When I made the jump from college to the workforce, I had a unique opportunity to work in the media business. I started in “public radio and television” and then moved over to “commercial” media. One of the wonderful experiences was getting to meet a variety of interesting people. Some were guests of my radio program; others were interviewed while I was working behind the scenes.
Being a huge sports fan, I was always excited to meet individuals in the world of sports. I can say with all honesty, the people I met were extremely cordial, regardless of their particular stature. I had the chance to speak to Lon Kruger when his was the head basketball coach at Illinois. Ron Turner was in the studio several times as the head football coach at Illinois as well. I once shook hands with the late Walter Payton, Ironman Cal Ripken, and baseball manager Tommy Lasorda.

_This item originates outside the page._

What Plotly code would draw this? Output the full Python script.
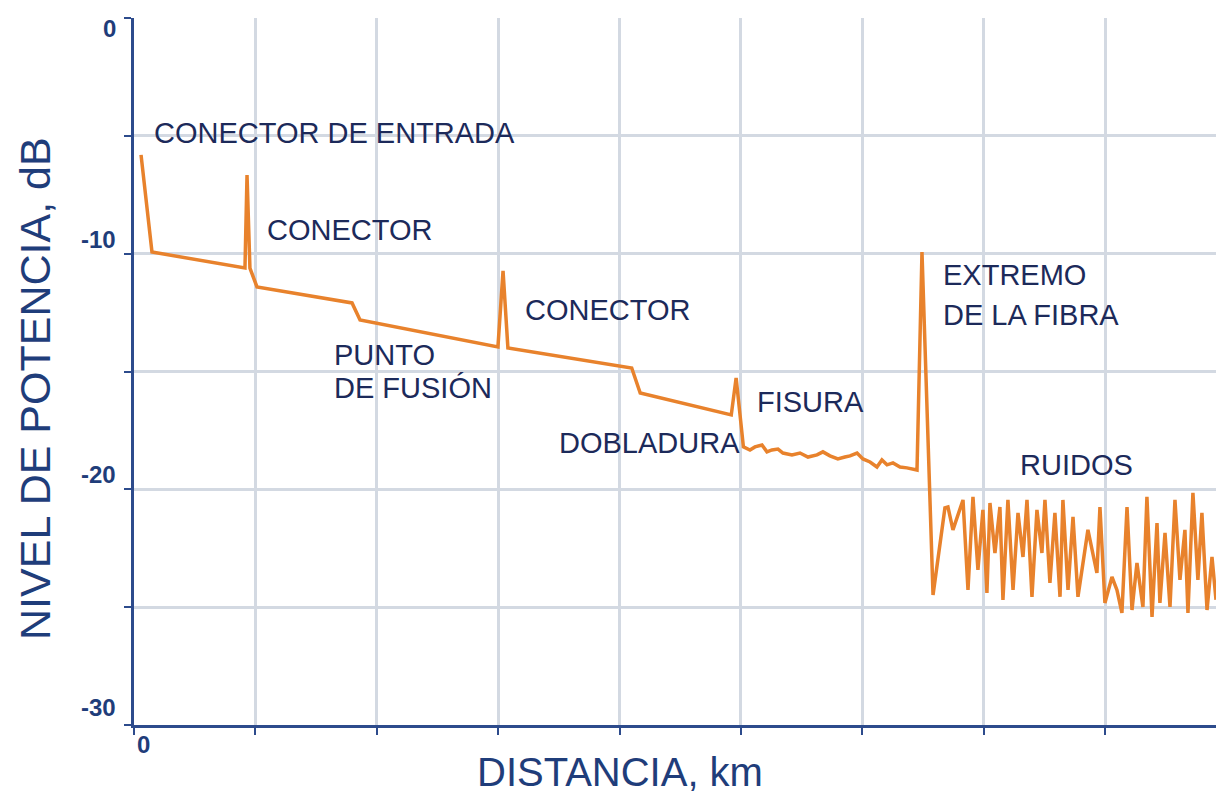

I’m a lifetime Chicago Bears fan; along with Payton, I knew Kevin Butler and Mark Bortz from the Super Bowl Champs. I even met the true Monster of the Midway, Dick Butkus. Granted I was four and ran when he stood up. So when I was posed with the question of what professional athlete I would like to meet, it was pretty easy.
Bears quarterback, Jay Cutler.
But it’s not for the reason you might think.
You see, my degree is in communication. Interpersonal Communication.
I would love to meet Cutler simply for the fact that I would love to offer him some advice to how to deal with the media.
The ridiculous lambasting he took after the NFC title game is really the reason to talk with him. I don’t know him at all (as I’m sure that most media members don’t either) but perception is reality.
How you are viewed is how you are… wrong, right, or otherwise.
It reminds me of a story that happened to me many years ago. After a Cubs game, my brother and I had the chance to meet lead-off man extraordinaire, Brett Butler, who was playing for the LA Dodgers at the time. He was a true gentleman in every sense of word. He took a few moments out of his day and talked to us like we were family friends. He also mentioned that the rest of the team was getting on the bus and we could go over and see some of the other Dodgers.
Excitedly we ran over and saw several guys talking. Each one was very friendly, signed our scorecards and shook our hands.
Then we saw him.
My brother approached and addressed him by “Mister”. He stopped, smiled and walked right over. He eagerly signed his scorecard and asked if my brother played ball. He responded with a nervous “yes”. The man smiled again and told him to “always keep your back elbow up when you bat. Swing all the way through the ball.” He wished him the best of luck and patted my brother on the head. He waved at me and I wished him the best of luck. He said thanks for coming out to the game. He waved again and got on the bus.
To this day, I remember this exchange. You see the Dodger was no one other than Darryl Strawberry.
Yes, that Darryl Strawberry.
Who had been ridiculed, scorned, razzed, and just about any other term you can think of during his playing days. Some of it because of his own accord, but many times just because of the perception he was a bad guy.
I know he wasn’t.
That’s why I would love to talk to Culter. I’d love to just talk with him and share some stories.
Maybe offer some advice.
After all, I’m a teacher, and teacher’s teach.
Always for the benefit of the student.